Until containers support persistent storage that can be easily backed-up, their use will be limited to test and development. This is not to say that containers can’t bring significant value to the test and development world. It’s just that they can also bring significant value to the production world if we can solve the persistent storage problem.
Microsoft’s Container Fumble
Microsoft released Windows Server 2016 with native container support, and support for Pro and Enterprise editions of Windows 10. Given the gradual plans for enterprise adoption of Windows Server 2016 seen in industry surveys, it seems clear that Microsoft is focused on giving users a reason to upgrade.
Considering the key role that SQL Server plays in enterprise applications, it’s difficult to understand why six months following the Windows Server 2016 release that Microsoft supports only SQL Server 2016 Express and an evaluation version of SQL Server vNext (Microsoft’s upcoming cross-platform version of SQL Server). Microsoft’s website says “vNext is intended as a test version only. Production deployments are not supported.” In addition, Microsoft has not yet announced how they are going to license SQL Server for containers. To add insult to injury, Microsoft containers require a rebuild following Windows updates. Ouch.
It would be much nicer to run containers on any recent version of Windows, such as Windows 8 and 10, Windows Server 2012 and Windows Server 2016. And it’s hard to imagine a credible enterprise strategy that doesn’t feature broad support of SQL Server. And requiring a container rebuild after Windows updates is completely unacceptable.
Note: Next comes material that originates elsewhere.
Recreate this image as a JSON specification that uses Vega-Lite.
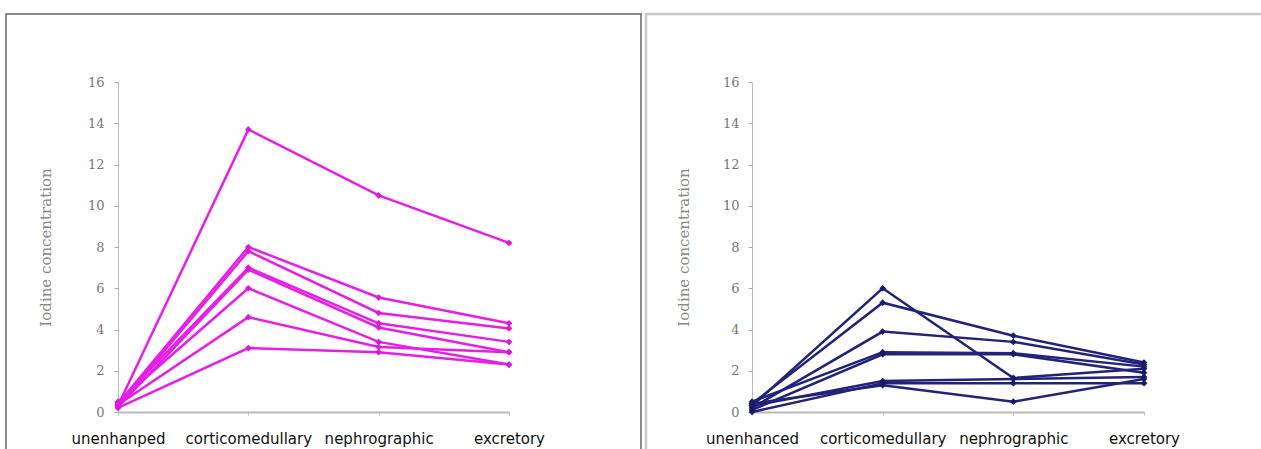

But the real problem with containers in production use is data. Yes, you can mount a Docker volume to a Docker container and the volume will persist outside of the existence of the container. That’s not the problem. The problem is: how do you backup a database that is attached to a container?
The Containerized SQL Server Protection Challenge
Whenever a container-related company briefs us, I ask them how the product supports backup. I typically get one of two answers, neither of which I like. The first answer is that the database is accessible like any other database via IP, and you can use that connection to dump the database to some other storage prior to backing up that storage. This is how we backed up databases – 20 years ago. Proper database backup design now dictates some sort of agent that automatically talks to the database and backs up its data directly to the backup storage. While dumping a database to a file that gets backed up isn’t horrible, but it’s far from ideal.
The other answer I hear is to shut down the container and backup the Docker volume. This method could be built into a backup system, but requires shutting down the database and that is also far from ideal. We need a way to backup a running database attached to a container without having to dump it to separate storage.
The WinDocks Recovery
WinDocks is the first vendor to brief us that says it has a solution for the issues outlined above. Its version of Docker containers supports all editions of Windows 8 and Windows 10, Windows Server 2012, and Windows Server 2016. In addition, WinDocks supports all editions of SQL Server 2008 onward.
The WinDocks container design is an application level service, and enables Windows updates to the container host without requiring rebuilds of containers and images. WinDocks SQL Server containers are based on a host default SQL Server instance, and delivers SQL Server named “container” instances. This approach allows customers to use existing systems, with current licenses, and realize significant license cost savings. WinDocks shared that a typical development or QA team uses a single shared server or VM, with each member working with containers. WinDocks claims the result is an average 5-fold reduction in use of VMs.
But when I got truly excited was when the company answered the backup question. It turns out that WinDocks SQL Server containers appear to Windows just like any other SQL Server instances. (This is not true for the Microsoft implementation of Docker.) This is important because it means that WinDocks will interface with Windows Volume Shadow Services (VSS). Whether WinDocks is running in a VM or on a physical server, any modern backup software is going to interface with VSS prior to backing up that VM or server. VSS will identify the SQL Server instances running in containers and will tell each instance to do the appropriate thing prior to taking a snapshot. (Each application has its own pre-snapshot procedure, but what SQL Server does prior to a snapshot is to momentarily pause all writes to the database.) This means we can backup running WinDocks SQL Server containers, with current backup systems, without dumping to a separate file and without shutting down the container. Eureka!
Containers are going to play an ever-increasing role in modern data centers. Implementations such as WinDocks make it easier to use containers in production, on any version of Windows and SQL Server, with support for current backup systems, should be very popular. It appears to us that WinDocks fulfills their claim of being “the practical Windows container.” Unfortunately, the Microsoft implementation of Docker doesn’t seem to yet understand this little issue. Maybe WinDocks can start a trend and containers will get easier to backup.